God Bless America se présente avant tout sous le prisme d’une caricature des maux de l’Amérique d’aujourd’hui : abrutissement par la télévision, recherche effrénée de la célébrité menant à la perte des repères moraux, déclin de l’Humain au détriment de la Machine (téléphone portable, voiture, téléviseur). Goldthwait ne se place donc pas en parangon d’une vérité documentaire, et cherche plus à démontrer par l’absurde à quel point nos sociétés dites « modernes et civilisées » partent en sucette. Ce qui offre ponctuellement quelques scènes réjouissantes (qui n’a jamais rêvé de zigouiller des voisins trop bruyants et irrespectueux ?) accompagnées d’une dénonciation somme toute pertinente du cirque médiatique (chaque meurtre commis par Frank et Roxy est attribué à une cause diverse par les journaux : extrémisme, règlement de comptes…) mais dessine assez rapidement les limites d’un dispositif qui se heurte au petit cadre qu’il s’est fixé.
Il faut dire que le film s’attaque à des marottes pour le moins rebattues qui, même si elles ne sont pas exemptes d’authenticité, représentent le fond de commerce d’une forme de bien-pensance qui stigmatise sans jamais vouloir mettre les mains dans le cambouis. C’est tout le symbole de cette échappée meurtrière, qui se débarrasse de toute altérité en éliminant du quidam à tout-va, sans que nos deux pseudo-anti-héros ne trouvent une matière à confrontation suffisamment éloquente pour qu’elle empêche le meurtre. En se basant sur un postulat de désespoir profond et d’ennui qui mènent à la révolte, Goldthwait impose plus qu’il ne propose, faisant part ponctuellement des doutes de Frank, prétextes pour mieux relancer la machine de plus belle derrière. Aux élans frondeurs, qui se voudraient chantres d’une cavalcade contre l’establishment et la société du spectacle permanent, se substitue alors un retour à une morale biaisée du bon sens qui « choisit » ses propres hantises. Cette articulation produit un réquisitoire qui se replie sur lui-même. Aux moqueries des membres d’un jury d’une émission de télé-réalité répond leur humiliation publique face caméra, aux meurtres décomplexés répond le refus de traiter de l’attirance espiègle de Roxy pour Frank autrement que par un pudique et systématique évitement, et la violence de leurs exactions ainsi que le fond de révolte qu’elle sous-tend sont passés sous silence au profit d’une recherche méthodique du ricanement.
La description sous forme « farcesque » d’un monde devenu fou et hypnotisé par des figures obscènes prend alors des airs de dénonciation cavalière et sans véritable objet – étant entendu que puisque les meurtres commis par Frank et Roxy se trouvent vidés de toute forme de culpabilité, il devient possible au moindre prétexte de trouver un motif propice à éliminer quelqu’un.
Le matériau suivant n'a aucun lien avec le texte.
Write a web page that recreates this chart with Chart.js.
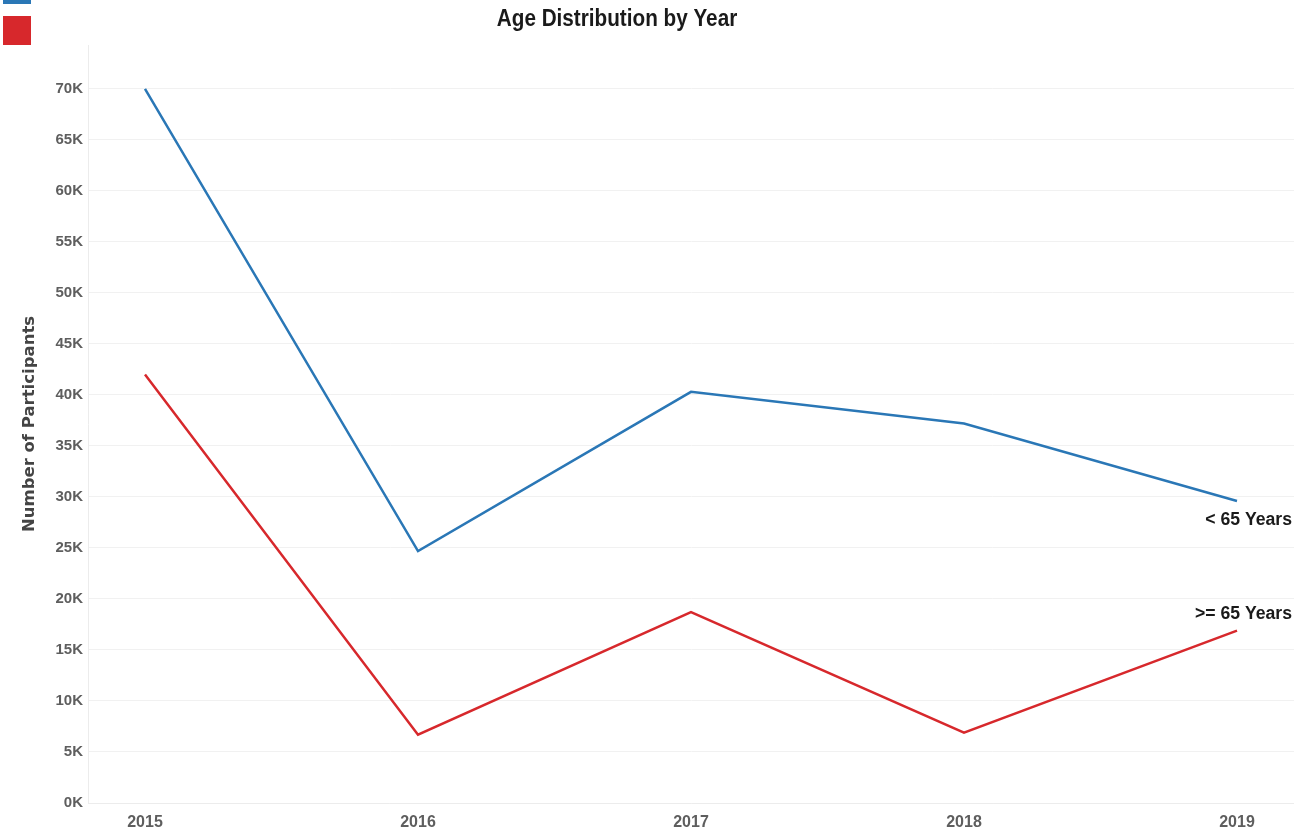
<!DOCTYPE html>
<html>
<head>
<meta charset="utf-8">
<script src="https://cdn.jsdelivr.net/npm/chart.js@4"></script>
<style>
  html, body { margin: 0; padding: 0; background: #fff; }
  #wrap { position: relative; width: 1294px; height: 834px; }
  .swatch { position: absolute; left: 3px; width: 28px; height: 29px; }
</style>
</head>
<body>
<div id="wrap">
  <canvas id="ageChart" width="1294" height="834"></canvas>
  <div id="legend"></div>
</div>
<script>
const chartTitle = 'Age Distribution by Year';
const years = [2015, 2016, 2017, 2018, 2019];
const seriesNames = ['< 65 Years', '>= 65 Years'];
const under65 = [70000, 24700, 40300, 37200, 29600];
const over65 = [42000, 6700, 18700, 6900, 16900];
const yTicks = [0, 5000, 10000, 15000, 20000, 25000, 30000, 35000, 40000, 45000, 50000, 55000, 60000, 65000, 70000];
const colors = ['#2a77b6', '#d7282c'];

const legend = document.getElementById('legend');
const swatchTops = [-25, 16];
colors.forEach((c, i) => {
  const sw = document.createElement('div');
  sw.className = 'swatch';
  sw.style.background = c;
  sw.style.top = swatchTops[i] + 'px';
  legend.appendChild(sw);
});

// draw condensed text: squeeze to a target width
function condensedText(ctx, text, x, y, squeeze) {
  ctx.save();
  ctx.translate(x, y);
  ctx.scale(squeeze, 1);
  ctx.fillText(text, 0, 0);
  ctx.restore();
}

// title + labels at the end of each line
const extras = {
  id: 'extras',
  afterDatasetsDraw(chart) {
    const ctx = chart.ctx;
    const ys = chart.scales.y;
    ctx.save();
    ctx.fillStyle = '#1a1a1a';
    ctx.textBaseline = 'middle';

    ctx.font = 'bold 23px "Liberation Sans", sans-serif';
    ctx.textAlign = 'center';
    condensedText(ctx, chartTitle, 617, 20, 0.9);

    ctx.font = 'bold 18px "Liberation Sans", sans-serif';
    ctx.textAlign = 'right';
    condensedText(ctx, seriesNames[0], 1292, ys.getPixelForValue(under65[4]) + 19, 0.98);
    condensedText(ctx, seriesNames[1], 1292, ys.getPixelForValue(over65[4]) - 17, 0.98);
    ctx.restore();
  }
};

const ctx = document.getElementById('ageChart').getContext('2d');
const chart = new Chart(ctx, {
  type: 'line',
  data: {
    datasets: [
      {
        label: seriesNames[0],
        data: years.map((y, i) => ({ x: y, y: under65[i] })),
        borderColor: colors[0],
        borderWidth: 2.5,
        pointRadius: 0,
        tension: 0,
        fill: false
      },
      {
        label: seriesNames[1],
        data: years.map((y, i) => ({ x: y, y: over65[i] })),
        borderColor: colors[1],
        borderWidth: 2.5,
        pointRadius: 0,
        tension: 0,
        fill: false
      }
    ]
  },
  options: {
    responsive: false,
    animation: false,
    layout: { padding: { left: 0, right: 0, top: 45, bottom: 0 } },
    plugins: {
      legend: { display: false },
      tooltip: { enabled: false },
      title: { display: false }
    },
    scales: {
      x: {
        type: 'linear',
        min: 2015 - 57 / 273,
        max: 2019 + 57 / 273,
        afterBuildTicks: (s) => { s.ticks = years.map(v => ({ value: v })); },
        afterFit: (s) => { s.height = 31; },
        grid: { display: false, drawTicks: false },
        border: { display: true, color: '#ececec', width: 1 },
        ticks: {
          padding: 10,
          color: '#5e5e5e',
          font: { family: '"Liberation Sans", sans-serif', size: 16, weight: 'bold' },
          callback: (v) => String(v)
        }
      },
      y: {
        min: 0,
        max: 74300,
        afterBuildTicks: (s) => { s.ticks = yTicks.map(v => ({ value: v })); },
        afterFit: (s) => { s.width = 88; },
        grid: { color: '#f1f1f1', drawTicks: false },
        border: { display: true, color: '#ececec', width: 1 },
        ticks: {
          padding: 5,
          color: '#5e5e5e',
          font: { family: '"Liberation Sans", sans-serif', size: 15, weight: 'bold' },
          callback: (v) => (v / 1000) + 'K'
        },
        title: {
          display: true,
          text: 'Number of Participants',
          color: '#444',
          font: { family: '"DejaVu Sans", sans-serif', size: 16.5, weight: 'bold' },
          padding: { top: 20, bottom: 4 }
        }
      }
    }
  },
  plugins: [extras]
});
</script>
</body>
</html>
La question du Bien et du Mal, posée un instant par le personnage de Frank, est à renvoyer au film lui-même. Étrangement, il s’avère que dans ces contradictions apparentes – ces « défauts », pourrait-on dire rapidement –, le film de Bobcat Goldthwait trouve sa porte de sortie la plus rusée, et pousse, presque à son corps défendant, à la réflexion. Comment jeter un pavé dans la mare sans être pris, comme ici, pour un réactionnaire moraliste ? Le choix du genre (ou plutôt du sous-genre que pourrait représenter cette escapade meurtrière), et le plaisir qui en découle suffisent-ils pour soutenir un tel édifice ? God Bless America s’arrête à mi-chemin : il faut un véritable projet sardonique et jusqu’au-boutiste pour réussir à faire passer la pilule. À l’image peut-être d’un Killer Joe, petite récréation imparfaite, mais qui pousse une logique infernale jusque dans ses derniers retranchements, sans faire de concessions sur sa propre impolitesse morale.
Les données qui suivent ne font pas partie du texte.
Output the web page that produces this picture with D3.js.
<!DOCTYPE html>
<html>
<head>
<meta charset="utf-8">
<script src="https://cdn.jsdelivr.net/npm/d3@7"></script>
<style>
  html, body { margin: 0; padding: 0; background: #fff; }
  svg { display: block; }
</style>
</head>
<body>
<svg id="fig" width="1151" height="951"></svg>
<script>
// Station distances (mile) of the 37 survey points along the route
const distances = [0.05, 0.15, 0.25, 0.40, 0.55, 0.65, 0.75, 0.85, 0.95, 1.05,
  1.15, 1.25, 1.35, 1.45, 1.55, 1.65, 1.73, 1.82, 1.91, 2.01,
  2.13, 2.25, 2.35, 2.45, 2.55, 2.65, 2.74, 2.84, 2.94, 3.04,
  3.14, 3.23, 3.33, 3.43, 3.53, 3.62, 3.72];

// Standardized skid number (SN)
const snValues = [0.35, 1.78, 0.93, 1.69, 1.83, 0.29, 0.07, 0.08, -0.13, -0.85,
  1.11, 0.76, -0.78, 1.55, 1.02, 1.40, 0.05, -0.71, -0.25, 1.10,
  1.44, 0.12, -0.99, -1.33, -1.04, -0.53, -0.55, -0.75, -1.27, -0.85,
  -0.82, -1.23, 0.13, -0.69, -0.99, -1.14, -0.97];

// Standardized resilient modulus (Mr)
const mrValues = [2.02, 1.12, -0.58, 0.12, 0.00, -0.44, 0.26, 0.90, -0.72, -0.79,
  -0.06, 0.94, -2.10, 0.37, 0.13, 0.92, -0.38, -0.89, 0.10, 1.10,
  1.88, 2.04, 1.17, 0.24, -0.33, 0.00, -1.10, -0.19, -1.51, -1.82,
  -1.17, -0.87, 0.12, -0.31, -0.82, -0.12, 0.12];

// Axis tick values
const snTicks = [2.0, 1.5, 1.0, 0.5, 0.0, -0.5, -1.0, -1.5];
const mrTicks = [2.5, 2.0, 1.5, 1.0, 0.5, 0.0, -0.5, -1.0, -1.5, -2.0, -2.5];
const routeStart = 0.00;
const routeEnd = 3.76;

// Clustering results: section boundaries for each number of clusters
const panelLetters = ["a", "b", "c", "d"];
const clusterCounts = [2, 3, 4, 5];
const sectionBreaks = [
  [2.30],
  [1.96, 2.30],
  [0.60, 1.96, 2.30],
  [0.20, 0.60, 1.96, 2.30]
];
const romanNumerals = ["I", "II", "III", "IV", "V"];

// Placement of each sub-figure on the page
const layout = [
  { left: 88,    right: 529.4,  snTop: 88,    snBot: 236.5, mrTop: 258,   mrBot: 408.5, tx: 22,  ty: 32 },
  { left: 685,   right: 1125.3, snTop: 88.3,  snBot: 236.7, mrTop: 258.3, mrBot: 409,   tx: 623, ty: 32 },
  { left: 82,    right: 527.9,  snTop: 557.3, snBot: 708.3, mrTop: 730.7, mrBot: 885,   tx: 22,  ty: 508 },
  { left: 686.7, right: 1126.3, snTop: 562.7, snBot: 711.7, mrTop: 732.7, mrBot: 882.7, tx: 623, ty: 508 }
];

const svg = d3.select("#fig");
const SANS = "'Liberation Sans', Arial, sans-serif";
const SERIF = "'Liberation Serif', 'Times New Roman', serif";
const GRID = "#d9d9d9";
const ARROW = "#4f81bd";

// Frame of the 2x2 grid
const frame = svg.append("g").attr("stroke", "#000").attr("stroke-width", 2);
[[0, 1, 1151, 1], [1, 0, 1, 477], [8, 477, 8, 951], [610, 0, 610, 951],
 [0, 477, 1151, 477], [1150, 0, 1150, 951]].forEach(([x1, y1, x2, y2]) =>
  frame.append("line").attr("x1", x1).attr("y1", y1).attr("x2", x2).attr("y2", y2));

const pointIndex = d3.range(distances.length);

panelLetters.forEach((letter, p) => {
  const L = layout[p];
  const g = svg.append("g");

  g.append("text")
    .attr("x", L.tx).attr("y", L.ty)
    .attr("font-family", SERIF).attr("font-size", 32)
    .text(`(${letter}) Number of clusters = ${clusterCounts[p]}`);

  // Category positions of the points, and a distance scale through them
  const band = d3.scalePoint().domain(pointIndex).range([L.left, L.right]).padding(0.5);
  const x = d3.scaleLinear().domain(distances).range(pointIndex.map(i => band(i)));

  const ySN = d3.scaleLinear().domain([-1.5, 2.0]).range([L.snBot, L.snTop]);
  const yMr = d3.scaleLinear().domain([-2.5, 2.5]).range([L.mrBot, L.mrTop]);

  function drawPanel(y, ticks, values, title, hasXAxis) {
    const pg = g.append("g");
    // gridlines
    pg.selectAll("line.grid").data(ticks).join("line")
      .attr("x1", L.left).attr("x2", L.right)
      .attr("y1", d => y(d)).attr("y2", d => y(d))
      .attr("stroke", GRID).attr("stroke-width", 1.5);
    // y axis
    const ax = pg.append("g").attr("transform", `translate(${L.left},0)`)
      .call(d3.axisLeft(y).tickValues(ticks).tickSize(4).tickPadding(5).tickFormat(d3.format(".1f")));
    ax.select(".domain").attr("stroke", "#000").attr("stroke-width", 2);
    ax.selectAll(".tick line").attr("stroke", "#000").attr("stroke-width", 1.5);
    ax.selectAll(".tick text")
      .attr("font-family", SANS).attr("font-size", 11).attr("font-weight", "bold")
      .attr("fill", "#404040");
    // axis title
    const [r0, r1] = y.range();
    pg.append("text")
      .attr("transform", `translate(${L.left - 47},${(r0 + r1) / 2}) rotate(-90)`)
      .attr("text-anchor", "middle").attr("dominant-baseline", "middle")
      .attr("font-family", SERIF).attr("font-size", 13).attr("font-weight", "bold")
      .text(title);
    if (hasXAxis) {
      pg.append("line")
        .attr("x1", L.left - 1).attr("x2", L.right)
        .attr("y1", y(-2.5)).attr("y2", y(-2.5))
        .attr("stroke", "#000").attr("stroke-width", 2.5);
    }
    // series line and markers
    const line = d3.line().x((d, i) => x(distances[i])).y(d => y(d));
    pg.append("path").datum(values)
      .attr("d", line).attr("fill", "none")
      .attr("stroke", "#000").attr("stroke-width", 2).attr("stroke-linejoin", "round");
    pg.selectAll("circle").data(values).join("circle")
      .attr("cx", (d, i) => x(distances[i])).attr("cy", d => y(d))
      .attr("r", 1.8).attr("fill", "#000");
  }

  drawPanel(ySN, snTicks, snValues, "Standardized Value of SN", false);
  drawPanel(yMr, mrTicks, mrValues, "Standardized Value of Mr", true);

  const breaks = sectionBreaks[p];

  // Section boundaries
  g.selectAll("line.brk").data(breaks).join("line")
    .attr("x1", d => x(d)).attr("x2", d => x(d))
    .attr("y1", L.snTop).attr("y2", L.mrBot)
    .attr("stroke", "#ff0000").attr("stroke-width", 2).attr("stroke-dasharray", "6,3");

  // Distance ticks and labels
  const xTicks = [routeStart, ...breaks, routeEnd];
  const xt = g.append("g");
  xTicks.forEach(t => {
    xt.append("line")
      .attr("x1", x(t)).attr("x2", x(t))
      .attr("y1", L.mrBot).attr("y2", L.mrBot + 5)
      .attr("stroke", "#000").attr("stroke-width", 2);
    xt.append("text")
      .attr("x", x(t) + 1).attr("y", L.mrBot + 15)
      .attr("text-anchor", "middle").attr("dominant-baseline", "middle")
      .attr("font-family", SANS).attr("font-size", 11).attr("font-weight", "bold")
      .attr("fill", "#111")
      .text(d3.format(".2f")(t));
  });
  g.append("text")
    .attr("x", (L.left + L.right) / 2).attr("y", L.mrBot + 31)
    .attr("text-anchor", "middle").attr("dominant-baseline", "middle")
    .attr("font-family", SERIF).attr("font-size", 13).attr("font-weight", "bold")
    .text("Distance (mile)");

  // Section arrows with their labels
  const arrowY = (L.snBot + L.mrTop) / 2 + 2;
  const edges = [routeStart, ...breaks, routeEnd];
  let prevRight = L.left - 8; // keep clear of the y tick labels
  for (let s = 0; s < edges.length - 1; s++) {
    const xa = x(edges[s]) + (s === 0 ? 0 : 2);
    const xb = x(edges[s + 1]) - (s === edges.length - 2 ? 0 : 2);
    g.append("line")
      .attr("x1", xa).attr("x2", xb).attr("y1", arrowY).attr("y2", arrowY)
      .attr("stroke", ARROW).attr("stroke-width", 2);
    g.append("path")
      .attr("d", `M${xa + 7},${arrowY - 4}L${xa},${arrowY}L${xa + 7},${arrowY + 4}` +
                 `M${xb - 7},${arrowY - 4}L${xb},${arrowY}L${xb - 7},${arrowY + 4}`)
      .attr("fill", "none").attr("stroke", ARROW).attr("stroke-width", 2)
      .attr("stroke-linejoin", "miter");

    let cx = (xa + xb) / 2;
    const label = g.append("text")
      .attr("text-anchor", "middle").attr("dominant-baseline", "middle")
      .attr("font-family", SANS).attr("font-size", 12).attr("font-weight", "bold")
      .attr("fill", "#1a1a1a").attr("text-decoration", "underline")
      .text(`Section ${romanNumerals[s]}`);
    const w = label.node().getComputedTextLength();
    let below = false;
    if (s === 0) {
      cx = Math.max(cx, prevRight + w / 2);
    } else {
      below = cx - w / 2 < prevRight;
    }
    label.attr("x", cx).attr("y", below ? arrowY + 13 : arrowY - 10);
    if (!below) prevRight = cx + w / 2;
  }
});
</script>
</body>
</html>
Pour autant, Goldthwait n’est pas dupe, il sait que l’attaque frontale dessinée par l’entame du film ne suffit pas en soi à créer un récit satisfaisant. Cette entrée en matière, un peu longue et fastidieuse, parasitée par une lourde scène bavarde et théorique entre Frank et un de ses collègues, exige d’être mise en balance avec une trajectoire à laquelle le spectateur puisse s’identifier. C’est alors que ressurgit, par l’intermédiaire de Roxy, la fiction classique d’un échange bénéfique entre deux personnages : initiatique pour la jeune fille, et de retour à la vie pour Frank. La sagesse platonique de ce récit, bien que marquée par un véritable attachement de Goldthwait pour ses personnages, vient faire progressivement voler en éclat les velléités de départ, et creuse un fossé irréconciliable avec la volonté de produire un discours virulent et corrosif, quelle que soit sa nature. Sur un postulat similaire, la série Breaking Bad fait office de contre-exemple parfait, car elle s’attache simplement à dérouler un programme attendu d’une ingéniosité retorse, sans intentions moralistes ou donneuses de leçons, mais avec suffisamment d’aplomb pour emmener ses personnages au-delà des cadres prévus par le récit.